I hoped for a hypnotic harmony to shine out over one of the gloomy chord sequences, since elsewhere, The Moondoggies are likened to Fleet Foxes and their ilk. But even when Murphy stops one of his plaintive grizzles (of which there are many) to make way for something more imaginative, it falls short of beauty. 'Lead Me On', with its winding violin and insistent beat, tries hard for peaks and valleys. But whenever the harmonies could be opened up to turn into something extraordinary, the band runs for safety, taking an unambitious route through to the next part of the song, which is – d'oh! - often a repetition of what they've just done.
Bereft of beauty but big on warm, sludgy sloppiness, Tidelands soon turns tiring. 'What Took So Long', just three songs in, quickly meanders into a monotonous refrain and stays there, as does the following song, 'Uncertain'. It's clear that there's a lot of heart in these young Moondoggies – these boys are belting it out – but anything that might be exquisite is buried under the meat-and-potatoes songcraft.

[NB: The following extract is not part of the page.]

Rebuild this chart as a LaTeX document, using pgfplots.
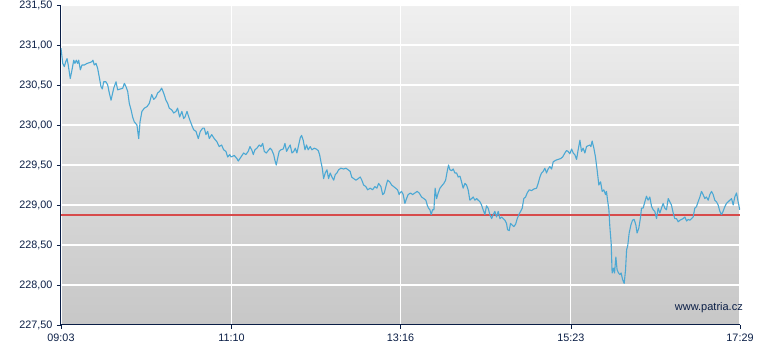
\documentclass[border=0pt]{standalone}
\usepackage{pgfplots}
\pgfplotsset{compat=1.18}
\usepackage{fontspec}
\setmainfont{Liberation Sans}
\definecolor{navy}{RGB}{10,30,70}
\definecolor{lineblue}{RGB}{75,168,212}
\definecolor{refred}{RGB}{215,75,75}
\pgfplotstableread{
x y
0 228.87
253 228.87
506 228.87
}\reftable
\begin{document}
\begin{tikzpicture}
\useasboundingbox (-61pt,-25pt) rectangle (719pt,325pt);
\begin{axis}[
  at={(0,0)}, anchor=south west,
  scale only axis, width=679pt, height=320pt,
  xmin=0, xmax=506, ymin=227.5, ymax=231.5,
  axis lines*=left,
  axis line style={navy, line width=1pt},
  xtick={0,127,253,380,506},
  xticklabels={09:03,11:10,13:16,15:23,17:29},
  ytick={227.5,228,228.5,229,229.5,230,230.5,231,231.5},
  yticklabels={{227,50},{228,00},{228,50},{229,00},{229,50},{230,00},{230,50},{231,00},{231,50}},
  tick align=outside,
  major tick length=4pt,
  tick style={navy, line width=0.8pt},
  grid=major,
  major grid style={white, line width=1.1pt},
  ticklabel style={font=\fontsize{10.8}{12}\selectfont, text=navy},
  xticklabel style={yshift=-1pt},
  yticklabel style={xshift=-1pt},
  /pgf/number format/assume math mode=true,
  axis background/.style={shade, top color=black!6, bottom color=black!22},
  clip=true,
]
\addplot[color=refred, line width=1.8pt, mark=none, forget plot] table[x=x, y=y] {\reftable};
\addplot[color=lineblue, line width=1.1pt, line join=round] coordinates {
(0,230.96) (1.3,230.77) (2.5,230.73) (3.5,230.79) (4.5,230.83) (5.4,230.75) (6.9,230.58) (8.2,230.69) (9.5,230.81) (10.4,230.77) (11.4,230.81) (12.4,230.77) (13.2,230.81) (14.4,230.69) (15.6,230.75) (17.4,230.75) (19.4,230.77) (21.4,230.78) (22.9,230.79) (23.8,230.81) (24.8,230.75) (26.1,230.77) (27.3,230.71) (28.5,230.60) (29.8,230.48) (30.8,230.45) (31.8,230.54) (33.5,230.54) (34.8,230.50) (36.0,230.40) (37.3,230.31) (38.5,230.40) (39.3,230.46) (41.0,230.54) (42.2,230.44) (44.2,230.45) (46.0,230.46) (47.2,230.52) (48.4,230.48) (49.7,230.42) (50.9,230.27) (52.2,230.19) (53.4,230.10) (54.6,230.04) (56.6,230.00) (57.9,229.83) (58.9,230.04) (60.3,230.17) (62.1,230.21) (64.1,230.23) (65.8,230.27) (67.6,230.38) (69.1,230.32) (70.8,230.35) (72.0,230.40) (73.5,230.42) (75.0,230.46) (76.5,230.40) (78.2,230.31) (79.5,230.27) (80.7,230.21) (82.5,230.19) (84.0,230.15) (85.7,230.17) (86.9,230.21) (88.4,230.10) (90.1,230.17) (91.4,230.08) (92.4,230.10) (93.9,230.17) (95.6,230.08) (97.4,230.00) (98.9,229.94) (100.6,229.92) (102.3,229.83) (103.8,229.92) (105.6,229.96) (106.8,229.96) (108.0,229.88) (109.3,229.92) (110.5,229.83) (112.3,229.88) (114.2,229.83) (116.2,229.79) (117.9,229.73) (119.7,229.75) (121.2,229.69) (122.9,229.67) (124.2,229.60) (125.7,229.63)
(126.7,229.60) (129.1,229.62) (131.1,229.58) (132.1,229.55) (134.1,229.60) (136.1,229.65) (137.8,229.63) (139.5,229.67) (140.8,229.73) (142.1,229.69) (143.3,229.63) (144.5,229.69) (146.0,229.71) (147.7,229.75) (149.0,229.73) (150.3,229.77) (151.5,229.67) (153.0,229.65) (154.4,229.68) (155.9,229.71) (157.0,229.69) (158.5,229.63) (159.4,229.56) (160.4,229.50) (161.4,229.58) (162.6,229.67) (163.9,229.69) (165.6,229.70) (166.9,229.77) (168.1,229.67) (169.3,229.71) (170.8,229.75) (172.1,229.65) (173.4,229.67) (174.6,229.71) (175.8,229.65) (177.1,229.75) (178.3,229.84) (179.3,229.87) (180.5,229.81) (181.8,229.69) (183.0,229.75) (184.2,229.69) (185.7,229.73) (187.0,229.69) (188.7,229.71) (190.2,229.70) (191.7,229.68) (192.7,229.63) (193.7,229.54) (194.7,229.46) (195.7,229.33) (196.9,229.40) (198.2,229.44) (199.4,229.33) (200.6,229.40) (201.9,229.35) (203.2,229.31) (204.4,229.38) (205.6,229.40) (206.9,229.44) (208.6,229.46) (210.6,229.45) (212.3,229.46) (214.0,229.44) (215.5,229.42) (216.6,229.35) (218.1,229.33) (219.8,229.31) (221.5,229.33) (223.0,229.35) (224.2,229.31) (225.5,229.25) (227.2,229.23) (228.5,229.19) (230.4,229.21) (232.2,229.19) (233.9,229.23) (235.4,229.21) (236.7,229.27) (238.4,229.23) (239.7,229.13) (240.9,229.15) (242.1,229.23) (243.4,229.31) (244.9,229.29) (246.4,229.25) (247.9,229.23) (249.4,229.21) (250.8,229.19) (252.0,229.13)
(252.6,229.15) (253.8,229.17) (255.0,229.13) (256.3,229.02) (257.5,229.08) (258.7,229.13) (260.5,229.15) (262.0,229.13) (263.7,229.15) (265.4,229.17) (266.9,229.15) (268.7,229.10) (270.4,229.08) (271.9,229.06) (272.9,229.00) (273.9,228.96) (274.9,228.94) (275.9,228.88) (276.9,228.94) (277.9,228.94) (278.8,229.21) (279.9,229.08) (281.1,229.15) (282.4,229.21) (283.8,229.24) (285.3,229.27) (286.6,229.31) (287.8,229.42) (288.8,229.50) (289.8,229.44) (291.1,229.43) (292.3,229.45) (293.5,229.40) (294.8,229.40) (296.0,229.35) (297.3,229.36) (298.5,229.29) (299.7,229.21) (301.0,229.27) (302.2,229.25) (303.4,229.19) (304.7,229.06) (306.0,229.08) (307.2,229.10) (308.4,229.06) (309.7,229.08) (310.9,229.06) (312.2,229.04) (313.4,229.00) (314.6,228.94) (315.9,228.88) (317.1,228.99) (318.3,228.96) (319.6,228.88) (320.9,228.83) (322.1,228.88) (323.3,228.92) (324.6,228.85) (325.8,228.92) (327.1,228.83) (328.3,228.85) (329.5,228.83) (330.8,228.81) (332.0,228.77) (332.8,228.69) (334.0,228.68) (335.0,228.77) (336.2,228.75) (337.5,228.73) (338.8,228.76) (340.0,228.83) (341.2,228.88) (342.5,228.92) (343.7,228.96) (344.9,229.08) (346.2,229.10) (347.4,229.15) (348.9,229.19) (350.7,229.18) (352.4,229.20) (354.4,229.21) (355.6,229.27) (356.9,229.35) (358.1,229.40) (359.3,229.42) (360.6,229.46) (361.8,229.40) (363.0,229.45) (364.3,229.48) (365.6,229.45) (366.8,229.54) (368.8,229.56) (370.5,229.57) (372.3,229.58) (373.8,229.60) (375.5,229.65) (376.7,229.68) (377.9,229.67) (379.2,229.64)
(380.5,229.70) (381.7,229.65) (382.9,229.63) (384.2,229.57) (385.4,229.69) (386.7,229.81) (387.9,229.67) (389.1,229.71) (390.4,229.65) (391.6,229.73) (392.8,229.74) (394.1,229.75) (394.9,229.73) (395.8,229.80) (397.1,229.71) (398.3,229.60) (399.5,229.44) (400.8,229.25) (402.1,229.29) (403.3,229.17) (404.5,229.19) (405.8,229.13) (406.5,229.17) (407.3,229.06) (408.3,228.94) (409.0,228.73) (410.0,228.52) (410.7,228.15) (411.8,228.21) (412.5,228.15) (413.5,228.35) (414.4,228.19) (415.5,228.15) (416.5,228.13) (417.4,228.15) (418.5,228.07) (419.7,228.02) (420.7,228.19) (421.5,228.44) (422.4,228.50) (423.4,228.65) (424.7,228.75) (425.9,228.81) (427.1,228.82) (428.4,228.75) (429.3,228.65) (430.6,228.71) (431.9,228.85) (432.6,228.96) (433.8,228.96) (435.1,229.04) (436.3,229.11) (437.5,229.06) (438.8,229.10) (440.1,228.98) (441.3,228.94) (442.5,228.92) (443.8,228.83) (445.0,228.96) (446.3,228.90) (447.5,228.96) (448.7,229.02) (450.0,228.96) (451.2,228.94) (452.5,229.08) (453.7,229.04) (454.9,229.00) (456.2,228.90) (457.4,228.83) (458.7,228.83) (459.9,228.79) (461.2,228.81) (462.4,228.82) (463.6,228.83) (464.9,228.85) (466.2,228.80) (467.4,228.82) (468.6,228.81) (469.9,228.83) (471.1,228.85) (472.3,228.96) (473.6,228.98) (474.8,229.04) (476.1,229.10) (477.3,229.17) (478.5,229.13) (479.8,229.08) (481.0,229.10) (482.3,229.06) (483.5,229.13) (484.8,229.17) (486.0,229.13) (487.2,229.06) (488.5,229.04) (489.7,229.00) (491.0,228.92) (492.2,228.88) (493.4,228.92) (494.7,228.98) (495.9,229.02) (497.2,229.04) (498.4,229.06) (499.7,229.08) (500.9,229.00) (502.1,229.10) (503.4,229.15) (504.6,229.04) (505.8,228.94)
};
\end{axis}
\node[anchor=base east, inner sep=0pt, text=navy, font=\fontsize{11}{13}\selectfont] at (682pt,14pt) {www.patria.cz};
\end{tikzpicture}
\end{document}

Keen to find something that would make Tidelands seem more than just sweetly forgettable, I focused on the lyrics. But I'd been listening to Pavement earlier in the day, and that had set my standards. Unsurprisingly, anchoring songs in such numbskull koans as “Well, hell, down in the bottom of the well/and in the end, seems so hard to tell” and “Oh, wanna go, I don't know/many people I follow,” fell short. I did enjoy the solipsistic truculence of “I don't expect you to understand/what exactly is inside a man” in 'Empress of the North', though. It was just a shame that what was inside this man was nothing more than “dreaming about your red hair,” along with mentions of the sea, sun and moon. Cripplingly banal, as far as lyricism goes, but either i'm a soft touch or cliché still has power – I caught a distant whiff of the kind of longing that I rely on Vetiver, or even Euros Childs to conjure up, and that was almost lovely.
The album's closer, “A Lot of People on my Mind”, is the one song I'll return to. It's got a solid, moving sentiment, and it's the only time that Murphy's voice effectively stands out against an unobtrusive guitar. But it's not enough; I'm pretty sure I'd be more entertained by the peanut butter kind of Moondoggie.